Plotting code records
──────────────────────────────

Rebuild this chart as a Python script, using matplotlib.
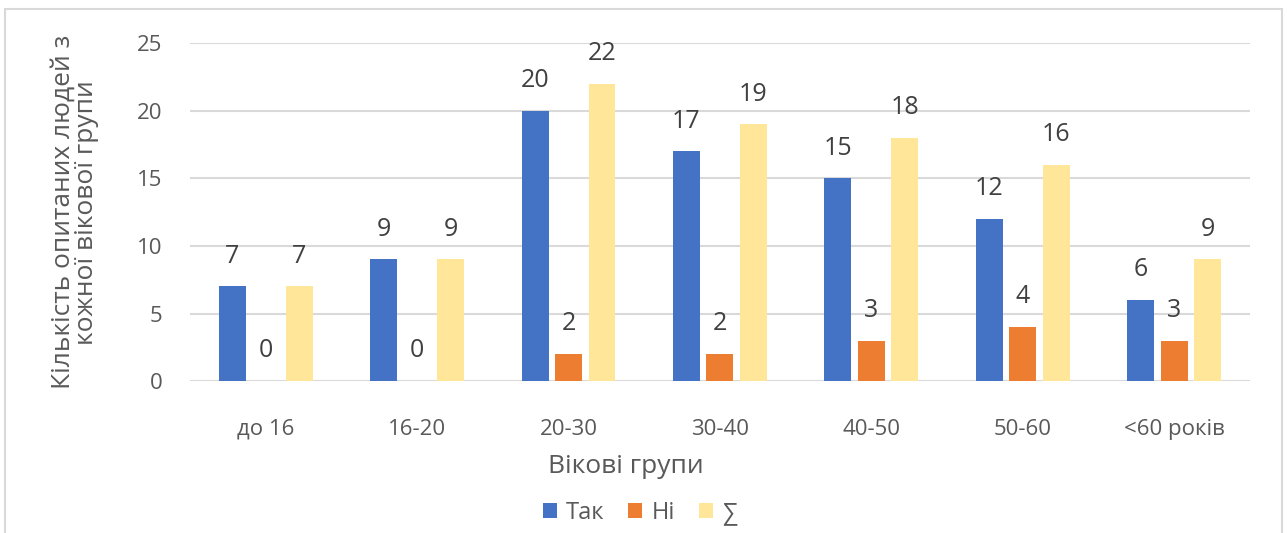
import numpy as np
import matplotlib.pyplot as plt
from matplotlib.patches import Rectangle

plt.rcParams['font.family'] = ['Open Sans', 'DejaVu Sans']

# data
groups = ['до 16', '16-20', '20-30', '30-40', '40-50', '50-60', '<60 років']
yes = [7, 9, 20, 17, 15, 12, 6]
no = [0, 0, 2, 2, 3, 4, 3]
total = [7, 9, 22, 19, 18, 16, 9]
series_names = ['Так', 'Ні', '∑']
colors = ['#4472C4', '#ED7D31', '#FFE699']
text_color = '#595959'

fig = plt.figure(figsize=(12.87, 5.33), dpi=100)
ax = fig.add_axes([0.1476, 0.285, 0.8236, 0.634])

# figure border (bottom cut off like in the screenshot)
fig.patches.append(Rectangle((5 / 1287, -0.1), 1277 / 1287, 1.1 - 9 / 533,
                             transform=fig.transFigure, fill=False,
                             edgecolor='#d9d9d9', linewidth=1.5))

x = np.arange(len(groups))
step = 0.221
width = 0.178
for i, (vals, name, c) in enumerate(zip([yes, no, total], series_names, colors)):
    bars = ax.bar(x + (i - 1) * step, vals, width, color=c, label=name, zorder=3)
    for b, v in zip(bars, vals):
        # value labels above each bar
        ax.annotate(str(v), (b.get_x() + b.get_width() / 2, v), xytext=(0, 17),
                    textcoords='offset points', ha='center', va='baseline',
                    fontsize=18, color='#404040')

ax.set_xlim(-0.5, len(groups) - 0.5)
ax.set_ylim(0, 25)
ax.set_yticks(range(0, 26, 5))
ax.set_xticks(x)
ax.set_xticklabels(groups)
ax.tick_params(axis='both', length=0, labelsize=16, labelcolor=text_color)
ax.tick_params(axis='y', pad=20)
ax.tick_params(axis='x', pad=27)
ax.grid(axis='y', color='#d9d9d9', linewidth=1.5, zorder=0)
for s in ax.spines.values():
    s.set_visible(False)

# axis titles are centred on the chart area, not on the plot area
ax.set_xlabel('Вікові групи', fontsize=19, color=text_color)
ax.xaxis.set_label_coords(0.411, -0.2515)
ax.xaxis.label.set_va('center')
ax.set_ylabel('Кількість опитаних людей з\nкожної вікової групи', fontsize=19,
              color=text_color, linespacing=0.93)
ax.yaxis.set_label_coords(-0.1085, 0.5)
ax.yaxis.label.set_va('center')

leg = ax.legend(loc='center', bbox_to_anchor=(0.4245, -0.39), ncol=3, frameon=False,
                fontsize=17, handlelength=0.6, handleheight=0.6, handletextpad=0.4,
                columnspacing=1.0)
for t in leg.get_texts():
    t.set_color(text_color)

fig.savefig('out.png', dpi=100, facecolor='white')
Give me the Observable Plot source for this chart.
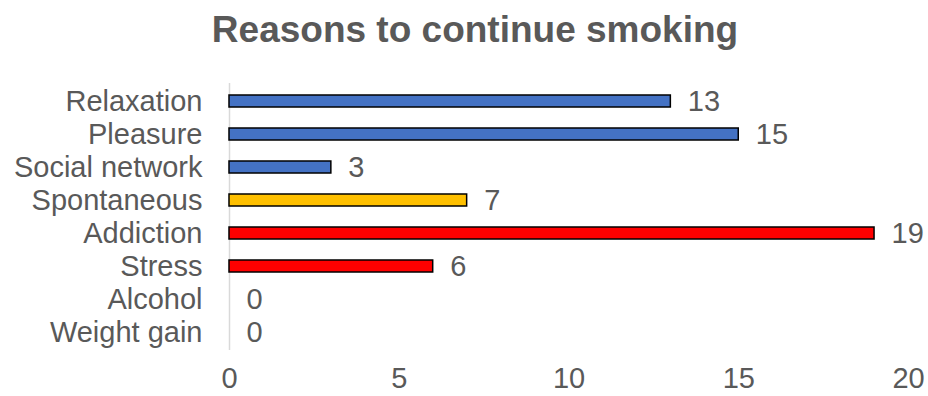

──────────────────────────────

▶ DIRECTIONS:
Your answer should be a single number: the count of lines containing the word "matplotlib".

▶ COMPLETED TASK:
3